Summary: A History Channel documentary claims that Amelia Earhart was captured by the Japanese instead of killed in a plane crash.
One of America’s greatest mysteries is what happened to Amelia Earhart? The legendary female pilot vanished 80 years ago during a round-the-world flight, but a new photo appears to show that she had survived a crash landing in the Marshall Islands.
According to NBC News, a photo was newly discovered in the National Archives, and it appears to show Earhart and her navigator Fred Noonan on a dock with Japanese soldiers present.
While it is not for certain that the woman and man are Earhart and Noonan, experts said that the photo appears undoctored and legitimate.
“When you pull out, and when you see the analysis that’s been done, I think it leaves no doubt to the viewers that that’s Amelia Earhart and Fred Noonan,” Shawn Henry, a former FBI executive assistant director, told NBC News.
The discovery was made as part of a History Channel special called “Amelia Earhart: The Lost Evidence” that airs Sunday, and the documentary will examine the mystery of her disappearance and introduce testimony regarding the photograph.
Dorothy Cochrane, the curator for the Aeronautics Department at the Smithsonian National Air and Space Museum, told CNN that she understands why people are so interested in Earhart’s story.

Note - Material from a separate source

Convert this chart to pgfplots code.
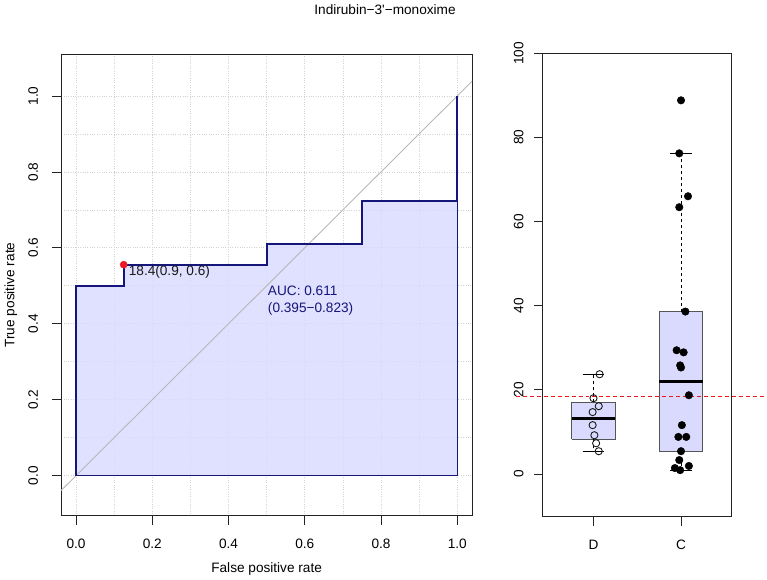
\documentclass[border=0pt]{standalone}
\usepackage{pgfplots}
\pgfplotsset{compat=1.18}
\usepackage{fontspec}
\setmainfont{Liberation Sans}

\definecolor{aucfill}{RGB}{218,218,255}
\definecolor{roccol}{RGB}{22,22,122}
\definecolor{framecol}{RGB}{35,35,35}
\definecolor{boxedge}{RGB}{85,85,85}
\definecolor{diagcol}{RGB}{185,185,185}
\definecolor{gridcol}{RGB}{210,210,210}
\definecolor{cutred}{RGB}{235,25,35}

\pgfplotsset{
  rpanel/.style={
    scale only axis, anchor=south west,
    tick align=outside, major tick length=9bp, minor tick length=0pt,
    xtick pos=left, ytick pos=left,
    tick style={framecol, line width=0.8bp},
    axis line style={framecol, line width=0.8bp},
    /pgf/number format/assume math mode=true,
    xticklabel style={anchor=north, inner sep=0pt, yshift=-14bp},
    % rotated labels: yshift moves them away from the axis
    yticklabel style={rotate=90, anchor=south, inner sep=0pt},
  }
}

\begin{document}
\fontsize{13.7bp}{16bp}\selectfont
\begin{tikzpicture}[x=1bp,y=1bp]
\path (0,0) rectangle (767,582);

\node[anchor=base] at (383.5,568) {Indirubin−3\textquotesingle−monoxime};
\node[anchor=base] at (264.5,7.5) {False positive rate};
\node[anchor=base, rotate=90] at (11,286) {True positive rate};

% ROC curve
\begin{axis}[rpanel,
  at={(58bp,64bp)}, width=413bp, height=464bp,
  xmin=-0.039, xmax=1.039, ymin=-0.106, ymax=1.11,
  xtick={0,0.2,0.4,0.6,0.8,1}, ytick={0,0.2,0.4,0.6,0.8,1},
  minor xtick={0.1,0.3,0.5,0.7,0.9}, minor ytick={0.1,0.3,0.5,0.7,0.9},
  grid=both,
  major grid style={draw=gridcol, dotted, line width=0.7bp},
  minor grid style={draw=gridcol, dotted, line width=0.7bp},
  xticklabel style={/pgf/number format/fixed, /pgf/number format/fixed zerofill, /pgf/number format/precision=1},
  yticklabel style={/pgf/number format/fixed, /pgf/number format/fixed zerofill, /pgf/number format/precision=1, yshift=14bp},
]
% area under the curve
\addplot[fill=aucfill, fill opacity=0.85, draw=roccol, line width=0.6bp] coordinates {
  (0,0) (0,0.5) (0.125,0.5) (0.125,0.5556) (0.5,0.5556) (0.5,0.6111)
  (0.75,0.6111) (0.75,0.7222) (1,0.7222) (1,1) (1,0) (0,0)};
% chance line
\addplot[diagcol, line width=0.9bp] coordinates {(-0.2,-0.2) (1.2,1.2)};
% empirical ROC steps
\addplot[roccol, line width=1.9bp] coordinates {
  (0,0) (0,0.5) (0.125,0.5) (0.125,0.5556) (0.5,0.5556) (0.5,0.6111)
  (0.75,0.6111) (0.75,0.7222) (1,0.7222) (1,1)};
% best threshold
\addplot[only marks, mark=*, mark size=3.6bp, color=cutred] coordinates {(0.125,0.5556)};
\node[anchor=west, inner sep=0pt, text=black!90] at (axis cs:0.138,0.5355) {18.4(0.9, 0.6)};
\node[anchor=west, inner sep=0pt, text=roccol] at (axis cs:0.503,0.486) {AUC: 0.611};
\node[anchor=west, inner sep=0pt, text=roccol] at (axis cs:0.503,0.439) {(0.395−0.823)};
\end{axis}

% values by group
\begin{axis}[rpanel,
  at={(542bp,63bp)}, width=190bp, height=466bp,
  xmin=0.42, xmax=2.58, ymin=-10.2, ymax=100,
  xtick={1,2}, xticklabels={D,C},
  ytick={0,20,40,60,80,100},
  yticklabel style={yshift=10bp},
  clip=false,
]
% group D
\addplot[fill=aucfill, draw=boxedge, line width=0.8bp] coordinates {(0.75,8.25) (1.25,8.25) (1.25,17.05) (0.75,17.05) (0.75,8.25)};
\addplot[black, line width=2.6bp] coordinates {(0.75,13.15) (1.25,13.15)};
\addplot[black, line width=0.8bp, dash pattern=on 3bp off 3bp] coordinates {(1,17.05) (1,23.7)};
\addplot[black, line width=0.8bp, dash pattern=on 3bp off 3bp] coordinates {(1,8.25) (1,5.4)};
\addplot[black, line width=0.8bp] coordinates {(0.875,23.7) (1.125,23.7)};
\addplot[black, line width=0.8bp] coordinates {(0.875,5.4) (1.125,5.4)};
% group C
\addplot[fill=aucfill, draw=boxedge, line width=0.8bp] coordinates {(1.75,5.4) (2.25,5.4) (2.25,38.6) (1.75,38.6) (1.75,5.4)};
\addplot[black, line width=2.6bp] coordinates {(1.75,22.0) (2.25,22.0)};
\addplot[black, line width=0.8bp, dash pattern=on 3bp off 3bp] coordinates {(2,38.6) (2,76.2)};
\addplot[black, line width=0.8bp, dash pattern=on 3bp off 3bp] coordinates {(2,5.4) (2,0.9)};
\addplot[black, line width=0.8bp] coordinates {(1.875,76.2) (2.125,76.2)};
\addplot[black, line width=0.8bp] coordinates {(1.875,0.9) (2.125,0.9)};
% individual values
\addplot[only marks, mark=o, mark size=3.6bp, mark options={draw=black!90, line width=0.9bp}] coordinates {
  (1.07,23.7) (1.00,18.0) (1.06,16.1) (0.99,14.7) (0.99,11.6) (1.01,9.2) (1.03,7.3) (1.06,5.4)};
\addplot[only marks, mark=*, mark size=3.8bp, color=black] coordinates {
  (2.00,88.8) (1.98,76.2) (2.08,66.0) (1.98,63.4) (2.05,38.6) (1.95,29.4)
  (2.03,28.9) (1.99,25.8) (2.00,25.3) (2.09,18.7) (2.01,11.6) (1.97,8.8)
  (2.06,8.8) (2.00,5.4) (1.98,3.3) (1.93,1.4) (1.99,0.9) (2.09,1.9)};
% cutoff
\addplot[cutred, line width=1bp, dash pattern=on 4bp off 3bp] coordinates {(0.113,18.4) (2.977,18.4)};
\end{axis}
\end{tikzpicture}
\end{document}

“I don’t blame people for wanting to know,” said Cochrane. “It is one of the greatest mysteries of the 20th century because she was so well known.”
Earhart attempted to become the first woman to fly across the globe in 1937, but she disappeared on July 2. She was declared dead two years later when the U.S. government concluded that her plane had crashed in the Pacific Ocean. Her remains and the plane were never found.
The investigative team behind the History Channel’s special believe that Earhart and Noonan ended up blown off course and were captured by the Japanese. They said that they think the photo of the two was taken by someone spying for the U.S.
Japanese officials told NBC News that they had no records of Earhart being in their custody. However, Japanese locals told the organization that people had seen Earhart’s plane crash before she and Noonan were allegedly taken away.
In the photo, a woman who resembles Earhart sits on the dock with her back to the camera while a man who looks like Noonan stands to the far left. Facial recognition experts claim that the man is Noonan based off of Noonan’s distinctive nose.
See photo below:
Cochrane told CNN that the photo presented was “interesting” but not “definitive” and that there was no way of knowing what had happened to Earhart.
“People take photos and interpret them, and they’re free to do that,” Cochrane said. “It has not persuaded me.”
Cochrane said that she preferred to believe that Earhart had died quickly rather than spend her life captured by the Japanese.